While Roosevelt “had a love for the first-person pronoun that bordered on the erotic” Morris said, Reagan “was remarkable in that he was more id than ego.” Morris said he “was stunned by the absolute lack of vanity” in Reagan’s diary. But there was also “a total absence of self-doubt, never a moment of bewilderment or regret.”
The force of Roosevelt’s personality and his knack for the right timing and issues helped him craft an image as a determined, forceful leader. By becoming the first president to take part in an industrial suit, which broke up railroad monopolies and earned him the nickname “The Trust Buster,” and being the first president to espouse the cause of the environment, Morris said Roosevelt “found the right moment, the right setting, the right cause to make political theater.”
Earlier in the day, Morris held a question-and-answer session with Elon students in Whitley Auditorium and met with members of the media. He said Reagan’s private persona was far different from the actor people saw in public. “Reagan was, by even normal standards, an aloof person. He wasn’t an introspective person, so he was hard to interview.” Reagan the actor came to life when there was an audience, however. “He was a thespian from the moment he was born,” Morris said. “He was an actor and a very successful one. His nature was theatrical; he needed an audience to function. If 2 or 3 other people came into the room, he was in his element, and he was magical.”
In response to a student’s question about Roosevelt’s reaction to modern drilling for oil in wildlife refuges, Morris said, “Roosevelt would revolve in his grave if he knew that a bird refuge was being used for drilling. He wouldn’t have liked it at all, and it wouldn’t have happened on his watch.”
Morris said the growing reluctance of modern politicians to open up to biographers, combined with the emergence of technology, threatens the future of biography as it is known today.
“I think computers and the Internet are pretty much going to destroy biography, and people don’t write notes anymore.
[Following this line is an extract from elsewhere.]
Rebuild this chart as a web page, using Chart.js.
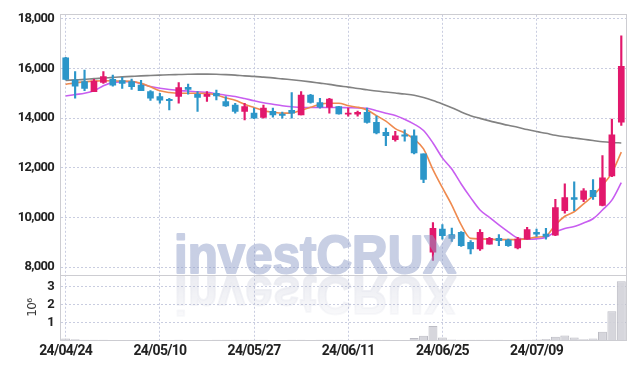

If Roosevelt wanted to invite Senator Henry Cabot Lodge to lunch, he wrote him a note. People used to write notes and now they pick up the phone. So biographers of the future aren’t going to have a written record.”
The Baird Pulitzer Prize Lecture Series, endowed by James Baird and his wife, Jane, of Burlington, N.C., brings recipients of the Pulitzer Prize to the Elon campus. The Pulitzer is the nation’s most prestigious award in journalism and the liberal arts.